L’Etat a sans doute bien fait d’agir comme il l’a fait sur le prix de deux produits essentiels dans le couffin de la ménagère. Mais, ne peut-il pas faire plus en régulant au mieux et dans la durée le marché ? Car, la recette est connue.
L’Etat avait-il à fixer, comme il l’a fait le vendredi 2 septembre 2022, le prix et de la pomme de terre et des oignons ? La question peut paraître évidemment frustrante pour nombre de Tunisiens qui souffrent à n’en plus finir de la cherté de la vie. Et avec elle de pratiques souvent frauduleuses concernant l’écoulement de certains produits, dont les produits agricoles.
Certes, mais les choses auraient pu être toutes autres si le marché fonctionnait correctement. Il est vrai, à ce propos, que rien n’interdit à l’Etat, y compris dans les économies libérales, de réguler le marché et d’agir sur les prix. Tout récemment nous avons vu en France, un pays libéral, le ministre de l’économie, Bruno Lemaire, demander au secteur de la distribution de rogner ses marges. Une mesure pour lutter contre l’inflation (environ 9%).
Il n’y a pas que la spéculation
Reste que les choses peuvent ne pas en arriver là si, comme précisé plus haut, le marché fonctionnait, et dans la durée, autrement. Car, en Tunisie si les prix sont au niveau où ils sont ce n’est pas seulement dû au fait que le pays vit, avec la crise post-Covid et la guerre d’Ukraine, une inflation démesurée ou encore que la spéculation est bien installée. Mais ce sont bien d’autres facteurs qui sont en cause.
Deux d’entre eux sont, à ce niveau, essentiels. D’abord, un manque évident au stade de l’offre. En clair, dans une bonne partie du tissu économique, on ne produit pas assez. Il y a, et comparé au passé, comme le dit notre directeur Hédi Mechri, un décrochage. Du coup les prix flambent chaque fois qu’il n’y a pas d’équilibre entre une offre et une demande. Et l’Etat en est responsable, du moins en grande partie.
Des prêts bonifiés
N’est-il pas celui qui conçoit et régule la politique économique? Il a de ce fait les moyens d’agir. Interviewé dans le dernier numéro de l’Economiste Maghrébin (le n° 851, 31 août-14 septembre 2022), le patron de la Confédération des Entreprises Citoyennes de Tunisie (CONECT), Tarek Chérif, nous disait, à titre d’exemple, qu’il n’était pas possible pour un agriculteur de produire avec des taux d’intérêt bancaire de 11 ou de 12%.
L’Etat, qui fixe la politique économique, peut décider des prêts bonifiés en faveur des agriculteurs. Comme il peut décider d’autres avantages. Donc, les inciter à produire plus. Il est bien plus facile, à ce propos, de parler du grenier à blé de Rome, que de mettre en place les fondements d’une bonne politique agricole.

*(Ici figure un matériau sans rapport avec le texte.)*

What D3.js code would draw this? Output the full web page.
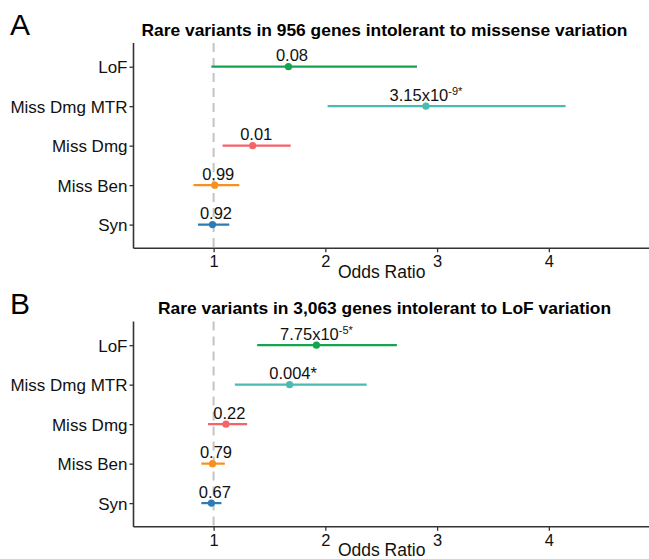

Deuxième facteur : les dysfonctionnements au niveau des circuits de distribution. Cela fait des années que de nombreux opérateurs en parlent. Mais, beaucoup n’a pas été encore fait afin que ces circuits soient fluides et transparents. Comme en répondant aux normes interminables de qualité. Ou quand il s’agit d’être, dans ce cas d’espèce, innovant, par exemple, en encouragent la vente en ligne, utilisée sous d’autres cieux dans le secteur des fruits et légumes frais.
Développement d’une industrie agro-alimentaire
Toujours à ce stade, les acteurs économiques peuvent être soutenus par les autorités publiques pour créer des structures comme les coopératives de service pour mieux assurer l’écoulement des produits agricoles. Ou encore encourager le développement d’une industrie agro-alimentaire, nous dit Tarek Chérif, corolaire indispensable de toute activité agricole. Et qui se doit de construire les routes dans les zones agricoles pour un meilleur écoulement des fruits et légumes? La réponse est connue et coule de source: l’Etat.
Certains peuvent se demander cependant comment l’Etat peut agir alors que les finances publiques sont dans la situation que tout le monde connaît? Et la réponse coule également de source. Un élément, entre autres, peut faire comprendre qu’il peut mettre en place des réformes qui paraissent coûteuses: est-on en train de tout faire, comme il se doit, pour avoir le plein des recettes fiscales? La question mérite d’être posée quand on sait qu’entre 30 et 50% du tissu économique est dans l’informel. Car, on l’oublie souvent qu’une réforme se doit d’être globale. Sans oublier évidemment les moyens que peut offrir la coopération internationale.